Add support for snippets crossing page boundaries
jbaiter opened this issue · 0 comments
Currently we always end a snippet once it hits the end of a page block. This is a reasonable thing to do for a lot of OCR documents, since the first line of the new page will likely not be a continuation of the last line of the previous page, but rather a header line or a page number.
However, for users that know that their documents are structured in a way that would make this possible, we should keep open the possibility of generating multi-page snippets.

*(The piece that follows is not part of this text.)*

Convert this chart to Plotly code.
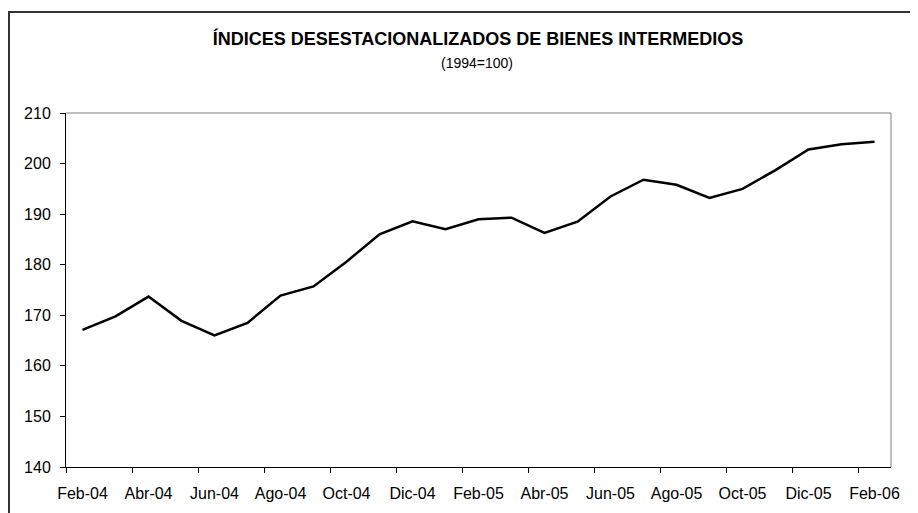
import plotly.graph_objects as go

# --------------------------------------------------
# Data
# --------------------------------------------------

meses = [
    "Feb-04", "Mar-04", "Abr-04", "May-04", "Jun-04", "Jul-04", "Ago-04",
    "Sep-04", "Oct-04", "Nov-04", "Dic-04", "Ene-05", "Feb-05", "Mar-05",
    "Abr-05", "May-05", "Jun-05", "Jul-05", "Ago-05", "Sep-05", "Oct-05",
    "Nov-05", "Dic-05", "Ene-06", "Feb-06",
]

indice = [
    167.1, 169.8, 173.7, 168.9, 166.0, 168.5, 173.9,
    175.7, 180.6, 186.0, 188.6, 187.0, 189.0, 189.3,
    186.3, 188.5, 193.5, 196.8, 195.8, 193.2, 195.0,
    198.7, 202.8, 203.8, 204.3,
]

y_ticks = [140, 150, 160, 170, 180, 190, 200, 210]

titulo = "ÍNDICES DESESTACIONALIZADOS DE BIENES INTERMEDIOS"
subtitulo = "(1994=100)"

# --------------------------------------------------
# Figure
# --------------------------------------------------

FONT = "Liberation Sans, Arial, sans-serif"

# the page body adds an 8px offset, so the figure is laid out in
# page pixels minus 8
OFF = 8
W, H = 918 - OFF, 513 - OFF
L, R, T, B = 66 - OFF, 891 - OFF, 113 - OFF, 467 - OFF
PW, PH = R - L, B - T

idx = list(range(len(meses)))

fig = go.Figure()

fig.add_trace(
    go.Scatter(
        x=idx,
        y=indice,
        mode="lines",
        line=dict(color="black", width=2.5),
        hoverinfo="skip",
        showlegend=False,
    )
)

fig.update_layout(
    width=W,
    height=H,
    margin=dict(l=L, r=W - R, t=T, b=H - B, pad=0),
    paper_bgcolor="white",
    plot_bgcolor="white",
    font=dict(family=FONT, size=16, color="black"),
    title=dict(
        text="<b>" + titulo + "</b>",
        x=(478 - OFF) / W,
        xanchor="center",
        y=1 - (39 - OFF) / H,
        yanchor="middle",
        font=dict(family=FONT, size=18, color="black"),
    ),
    annotations=[
        dict(
            text=subtitulo,
            xref="paper",
            yref="paper",
            x=(477 - 66) / 825,
            y=(467 - 63) / 354,
            xanchor="center",
            yanchor="middle",
            showarrow=False,
            font=dict(family=FONT, size=14, color="black"),
        )
    ],
    shapes=[
        # outer chart frame
        dict(
            type="rect",
            xref="paper",
            yref="paper",
            x0=(9 - 66) / PW,
            x1=(930 - 66) / PW,
            y0=(467 - 530) / PH,
            y1=(467 - 12) / PH,
            line=dict(color="#333333", width=2),
            layer="below",
        ),
        # plot area top and right edges (grey)
        dict(
            type="line", xref="paper", yref="paper",
            x0=0, x1=1, y0=1, y1=1,
            line=dict(color="#808080", width=1),
        ),
        dict(
            type="line", xref="paper", yref="paper",
            x0=1, x1=1, y0=0, y1=1,
            line=dict(color="#808080", width=1),
        ),
    ],
)

fig.update_xaxes(
    range=[-0.5, len(meses) - 0.5],
    tickmode="array",
    tickvals=idx[::2],
    ticktext=meses[::2],
    ticks="",
    ticklabelstandoff=12,
    showgrid=False,
    zeroline=False,
    showline=True,
    linecolor="black",
    linewidth=1,
    minor=dict(
        tickmode="linear",
        tick0=-0.5,
        dtick=2,
        ticks="outside",
        ticklen=5,
        tickcolor="black",
        tickwidth=1,
        showgrid=False,
    ),
)

fig.update_yaxes(
    range=[140, 210],
    tickmode="array",
    tickvals=y_ticks,
    ticks="outside",
    ticklen=5,
    tickcolor="black",
    ticklabelstandoff=6,
    showgrid=False,
    zeroline=False,
    showline=True,
    linecolor="black",
    linewidth=1,
)

fig.write_html("out.html")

The way to go about this would be to simply allow limitIter = null
(i.e. hl.ocr.limitBlock
is the empty string) in the ContextBreakIterator
class, i.e. don't terminate the passage generation early at all.
This would require changing the API: The snippet can now consist of multiple regions, each with their own page identifier and coordinates. Highlighting regions would have to be expanded to add a reference to the page they're on:
{
"text": "Some text that crosses a <em>page boundary</em>",
"score": 881062.75,
"regions": [
{"page_id": "page-1", "ulx": 194, "uly": 807, "lrx": 1196, "lry": 1008 },
{"page_id": "page-2", "ulx": 13, "uly": 64, "lrx": 1012, "lry": 128 }
],
"highlights": [
[ { "page": "page-1",
"text": "page",
"ulx": 694,
"uly": 82,
"lrx": 823,
"lry": 111 } ],
[ { "page": "page-2",
"text": "boundary",
"ulx": 450,
"uly": 162,
"lrx": 563,
"lry": 190 } ]
]
}